▶ Direction
Please reproduce exactly the lines between the line holding "Output the web" and the line holding "const fitData = [fit1, fit2, fit3, fit4];", inclusive, leaving out any pictures.

Stored dataset items:
--- BEGIN ---

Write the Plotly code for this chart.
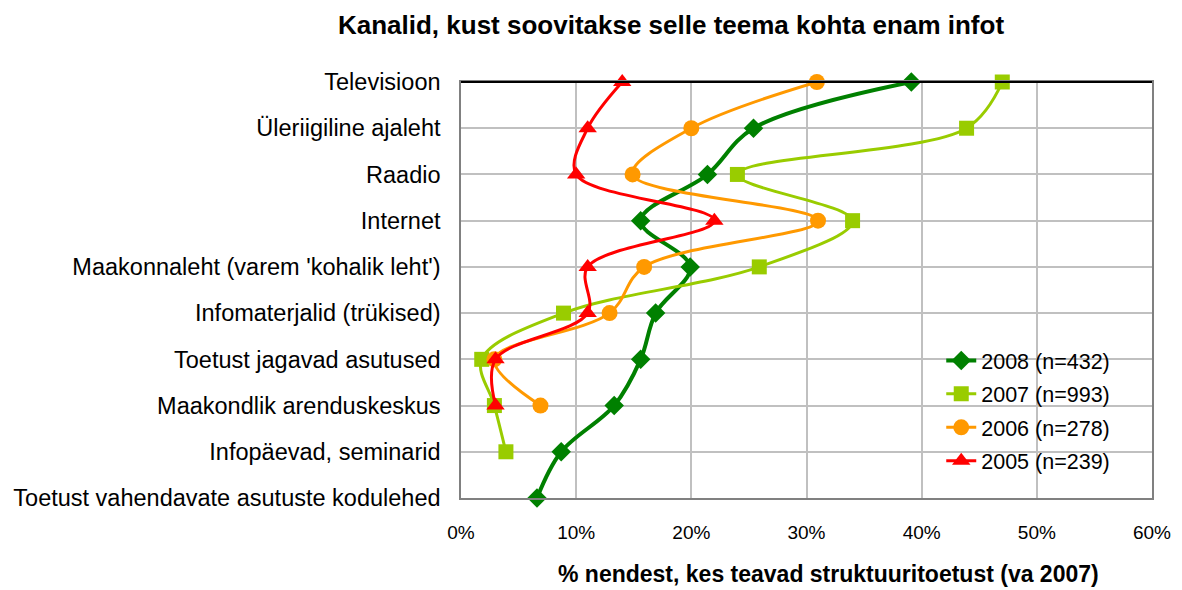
import plotly.graph_objects as go

categories = [
    "Televisioon",
    "Üleriigiline ajaleht",
    "Raadio",
    "Internet",
    "Maakonnaleht (varem 'kohalik leht')",
    "Infomaterjalid (trükised)",
    "Toetust jagavad asutused",
    "Maakondlik arenduskeskus",
    "Infopäevad, seminarid",
    "Toetust vahendavate asutuste kodulehed",
]

v2008 = [39.1, 25.4, 21.4, 15.6, 19.9, 16.9, 15.6, 13.3, 8.7, 6.6]
v2007 = [47.0, 43.9, 24.0, 34.0, 25.9, 8.9, 1.8, 2.9, 3.9]
v2006 = [30.9, 20.0, 14.9, 31.0, 15.9, 12.9, 2.9, 6.9]
v2005 = [14.0, 11.0, 10.0, 22.0, 11.0, 11.0, 3.0, 3.0]

series = [
    ("2008 (n=432)", v2008, "#008000", "diamond", 15, 4),
    ("2007 (n=993)", v2007, "#99CC00", "square", 15, 3),
    ("2006 (n=278)", v2006, "#FF9900", "circle", 16, 3),
    ("2005 (n=239)", v2005, "#FF0000", "triangle-up", 16, 3),
]

x_ticks = [0, 10, 20, 30, 40, 50, 60]
x_ticklabels = ["0%", "10%", "20%", "30%", "40%", "50%", "60%"]

FONT = "Liberation Sans, Arial, sans-serif"

fig = go.Figure()
for name, vals, color, sym, msize, lw in series:
    fig.add_trace(go.Scatter(
        x=vals,
        y=categories[:len(vals)],
        name=name,
        legendgroup=name,
        mode="lines+markers",
        line=dict(color=color, width=lw, shape="spline", smoothing=1.0),
        marker=dict(symbol=sym, size=msize, color=color),
        cliponaxis=False,
    ))

# page body has an 8px margin; compensate so the plot area sits where the reference has it
W, H = 1174, 582
fig.update_layout(
    width=W,
    height=H,
    margin=dict(l=453, r=30, t=74, b=92, autoexpand=False),
    paper_bgcolor="white",
    plot_bgcolor="white",
    font=dict(family=FONT, color="black"),
    title=dict(
        text="<b>Kanalid, kust soovitakse selle teema kohta enam infot</b>",
        font=dict(size=26, family=FONT, color="black"),
        xref="container", x=(671 - 8) / W, xanchor="center",
        yref="container", y=1 - (25 - 8) / H, yanchor="middle",
    ),
    showlegend=True,
    legend=dict(
        x=0.695, y=0.38, xanchor="left", yanchor="top",
        bgcolor="rgba(255,255,255,0)", borderwidth=0,
        font=dict(size=21.5, family=FONT, color="black"),
        traceorder="grouped",
        tracegroupgap=2.5,
    ),
    xaxis=dict(
        range=[0, 60],
        tickvals=x_ticks,
        ticktext=x_ticklabels,
        showgrid=True, gridcolor="#C0C0C0", gridwidth=1.5,
        zeroline=False,
        showline=True, linecolor="#808080", linewidth=1.5, mirror=True,
        ticks="outside", ticklen=16, tickcolor="rgba(0,0,0,0)",
        tickfont=dict(size=19, family=FONT, color="black"),
    ),
    yaxis=dict(
        type="category",
        categoryorder="array",
        categoryarray=categories,
        range=[9, 0],
        showgrid=True, gridcolor="#C0C0C0", gridwidth=1.5,
        zeroline=False,
        showline=True, linecolor="#808080", linewidth=1.5, mirror=True,
        ticks="outside", ticklen=14, tickcolor="rgba(0,0,0,0)",
        tickfont=dict(size=23.5, family=FONT, color="black"),
    ),
    shapes=[
        dict(
            type="line", xref="paper", yref="paper",
            x0=0, x1=1, y0=1, y1=1,
            line=dict(color="black", width=2),
            layer="above",
        ),
        dict(
            type="rect", xref="paper", yref="paper",
            x0=(910 - 461) / 691, x1=(1134 - 461) / 691,
            y0=(498 - 475) / 416, y1=(498 - 344) / 416,
            fillcolor="white", line=dict(width=0),
            layer="between",
        ),
    ],
    annotations=[dict(
        text="<b>% nendest, kes teavad struktuuritoetust (va 2007)</b>",
        xref="paper", yref="paper",
        x=(828 - 461) / 691, y=(498 - 589) / 416,
        xanchor="center", yanchor="bottom",
        showarrow=False,
        font=dict(size=23, family=FONT, color="black"),
    )],
)

fig.write_html("out.html")
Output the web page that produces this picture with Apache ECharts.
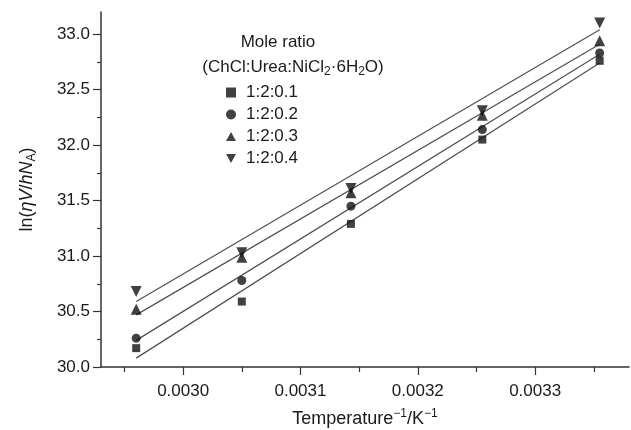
<!DOCTYPE html>
<html>
<head>
<meta charset="utf-8">
<script src="https://cdn.jsdelivr.net/npm/echarts@6/dist/echarts.min.js"></script>
<style>html,body{margin:0;padding:0;background:#fff}#c{width:631px;height:430px}</style>
</head>
<body>
<div id="c"></div>
<script>
// Data
const xValues = [0.00296, 0.00305, 0.003143, 0.003255, 0.003355];
const seriesNames = ['1:2:0.1', '1:2:0.2', '1:2:0.3', '1:2:0.4'];
const s1 = [30.17, 30.59, 31.29, 32.05, 32.76];
const s2 = [30.26, 30.78, 31.45, 32.14, 32.83];
const s3 = [30.52, 30.99, 31.57, 32.27, 32.94];
const s4 = [30.68, 31.03, 31.61, 32.31, 33.10];
// fitted lines (end points)
const fitX = [0.00296, 0.003355];
const fit1 = [30.08, 32.74];
const fit2 = [30.24, 32.82];
const fit3 = [30.47, 32.91];
const fit4 = [30.59, 33.04];
// tick labels
const xTickLabels = [0.0030, 0.0031, 0.0032, 0.0033];
const xMinorTicks = [0.00295, 0.00305, 0.00315, 0.00325, 0.00335];
const yTickLabels = [30.0, 30.5, 31.0, 31.5, 32.0, 32.5, 33.0];
const yMinorTicks = [30.25, 30.75, 31.25, 31.75, 32.25, 32.75];

const FONT = "'Liberation Sans', Arial, sans-serif";
const TXT = '#1a1a1a';
const AX = '#333';

const pts = arr => xValues.map((x, i) => [x, arr[i]]);
const fit = arr => fitX.map((x, i) => [x, arr[i]]);

const symbols = [
  {symbol: 'rect', size: 8, rotate: 0},
  {symbol: 'circle', size: 9, rotate: 0},
  {symbol: 'triangle', size: 11, rotate: 0},
  {symbol: 'triangle', size: 11, rotate: 180}
];
const legendIcons = ['rect', 'circle', 'path://M5,0L10,9L0,9Z', 'path://M0,0L10,0L5,9Z'];
const scatterData = [s1, s2, s3, s4];
const fitData = [fit1, fit2, fit3, fit4];

const series = [];
fitData.forEach((f, i) => {
  series.push({
    name: 'fit' + (i + 1), type: 'line', data: fit(f), symbol: 'none',
    lineStyle: {color: '#505050', width: 1.2}, silent: true, z: 2,
    xAxisIndex: 0, yAxisIndex: 0
  });
});
scatterData.forEach((d, i) => {
  series.push({
    name: seriesNames[i], type: 'scatter', data: pts(d),
    symbol: symbols[i].symbol, symbolSize: symbols[i].size, symbolRotate: symbols[i].rotate,
    itemStyle: {color: '#111'}, z: 3,
    xAxisIndex: 0, yAxisIndex: 0
  });
});

const xMin = 0.00293, xMax = 0.00338, yMin = 30, yMax = 33.2;

const chart = echarts.init(document.getElementById('c'), null, {renderer: 'canvas'});
chart.setOption({
  animation: false,
  backgroundColor: '#fff',
  grid: {left: 101, right: 2, top: 12, bottom: 63, containLabel: false, outerBoundsMode: 'none'},
  legend: {
    data: seriesNames.map((n, i) => ({name: n, icon: legendIcons[i], itemStyle: {color: '#111'}})),
    orient: 'vertical', left: 221, top: 79,
    itemWidth: 10, itemHeight: 10, itemGap: 5,
    textStyle: {fontFamily: FONT, fontSize: 17, color: TXT, padding: [0, 0, 0, 5]},
    selectedMode: false
  },
  graphic: [
    {type: 'text', x: 278, y: 42, style: {text: 'Mole ratio', fontFamily: FONT, fontSize: 17, fill: TXT, align: 'center', verticalAlign: 'middle', textAlign: 'center', textVerticalAlign: 'middle'}},
    {type: 'text', x: 293, y: 67, style: {
      text: '(ChCl:Urea:NiCl{sub|2}·6H{sub|2}O)', fontFamily: FONT, fontSize: 17, fill: TXT,
      lineHeight: 22, align: 'center', verticalAlign: 'middle', textAlign: 'center', textVerticalAlign: 'middle',
      rich: {sub: {fontFamily: FONT, fontSize: 12, lineHeight: 12, verticalAlign: 'bottom', fill: TXT}}
    }}
  ],
  xAxis: [
    {
      type: 'value', min: xMin, max: xMax, position: 'bottom',
      name: 'Temperature{sup|−1}/K{sup|−1}', nameLocation: 'middle', nameGap: 41,
      nameTextStyle: {fontFamily: FONT, fontSize: 18, color: TXT, lineHeight: 22,
        rich: {sup: {fontFamily: FONT, fontSize: 12, lineHeight: 12, verticalAlign: 'top', color: TXT}}},
      axisLine: {show: true, lineStyle: {color: AX, width: 1.5}},
      axisTick: {show: true, length: 8, inside: false, customValues: xTickLabels, lineStyle: {color: AX, width: 1.2}},
      axisLabel: {customValues: xTickLabels, margin: 16, fontFamily: FONT, fontSize: 17, color: TXT,
        formatter: v => v.toFixed(4)},
      splitLine: {show: false}
    },
    {
      type: 'value', min: xMin, max: xMax, position: 'bottom', gridIndex: 0,
      axisLine: {show: false},
      axisTick: {show: true, length: 5, customValues: xMinorTicks, lineStyle: {color: AX, width: 1.2}},
      axisLabel: {show: false}, splitLine: {show: false}
    }
  ],
  yAxis: [
    {
      type: 'value', min: yMin, max: yMax, position: 'left',
      name: 'ln({i|ηV}/{i|hN}{sub|A})', nameLocation: 'middle', nameGap: 63,
      nameTextStyle: {fontFamily: FONT, fontSize: 18, color: TXT, lineHeight: 22,
        rich: {
          i: {fontFamily: FONT, fontSize: 18, fontStyle: 'italic', color: TXT, lineHeight: 22},
          sub: {fontFamily: FONT, fontSize: 12, lineHeight: 12, verticalAlign: 'bottom', color: TXT}
        }},
      axisLine: {show: true, lineStyle: {color: AX, width: 1.5}},
      axisTick: {show: true, length: 8, customValues: yTickLabels, lineStyle: {color: AX, width: 1.2}},
      axisLabel: {customValues: yTickLabels, margin: 11, fontFamily: FONT, fontSize: 17, color: TXT,
        formatter: v => v.toFixed(1)},
      splitLine: {show: false}
    },
    {
      type: 'value', min: yMin, max: yMax, position: 'left', gridIndex: 0,
      axisLine: {show: false},
      axisTick: {show: true, length: 4, customValues: yMinorTicks, lineStyle: {color: AX, width: 1.2}},
      axisLabel: {show: false}, splitLine: {show: false}
    }
  ],
  series: series
});
</script>
</body>
</html>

--- END ---

▶ Exercise answer
Output the web page that produces this picture with Apache ECharts.
<!DOCTYPE html>
<html>
<head>
<meta charset="utf-8">
<script src="https://cdn.jsdelivr.net/npm/echarts@6/dist/echarts.min.js"></script>
<style>html,body{margin:0;padding:0;background:#fff}#c{width:631px;height:430px}</style>
</head>
<body>
<div id="c"></div>
<script>
// Data
const xValues = [0.00296, 0.00305, 0.003143, 0.003255, 0.003355];
const seriesNames = ['1:2:0.1', '1:2:0.2', '1:2:0.3', '1:2:0.4'];
const s1 = [30.17, 30.59, 31.29, 32.05, 32.76];
const s2 = [30.26, 30.78, 31.45, 32.14, 32.83];
const s3 = [30.52, 30.99, 31.57, 32.27, 32.94];
const s4 = [30.68, 31.03, 31.61, 32.31, 33.10];
// fitted lines (end points)
const fitX = [0.00296, 0.003355];
const fit1 = [30.08, 32.74];
const fit2 = [30.24, 32.82];
const fit3 = [30.47, 32.91];
const fit4 = [30.59, 33.04];
// tick labels
const xTickLabels = [0.0030, 0.0031, 0.0032, 0.0033];
const xMinorTicks = [0.00295, 0.00305, 0.00315, 0.00325, 0.00335];
const yTickLabels = [30.0, 30.5, 31.0, 31.5, 32.0, 32.5, 33.0];
const yMinorTicks = [30.25, 30.75, 31.25, 31.75, 32.25, 32.75];

const FONT = "'Liberation Sans', Arial, sans-serif";
const TXT = '#1a1a1a';
const AX = '#333';

const pts = arr => xValues.map((x, i) => [x, arr[i]]);
const fit = arr => fitX.map((x, i) => [x, arr[i]]);

const symbols = [
  {symbol: 'rect', size: 8, rotate: 0},
  {symbol: 'circle', size: 9, rotate: 0},
  {symbol: 'triangle', size: 11, rotate: 0},
  {symbol: 'triangle', size: 11, rotate: 180}
];
const legendIcons = ['rect', 'circle', 'path://M5,0L10,9L0,9Z', 'path://M0,0L10,0L5,9Z'];
const scatterData = [s1, s2, s3, s4];
const fitData = [fit1, fit2, fit3, fit4];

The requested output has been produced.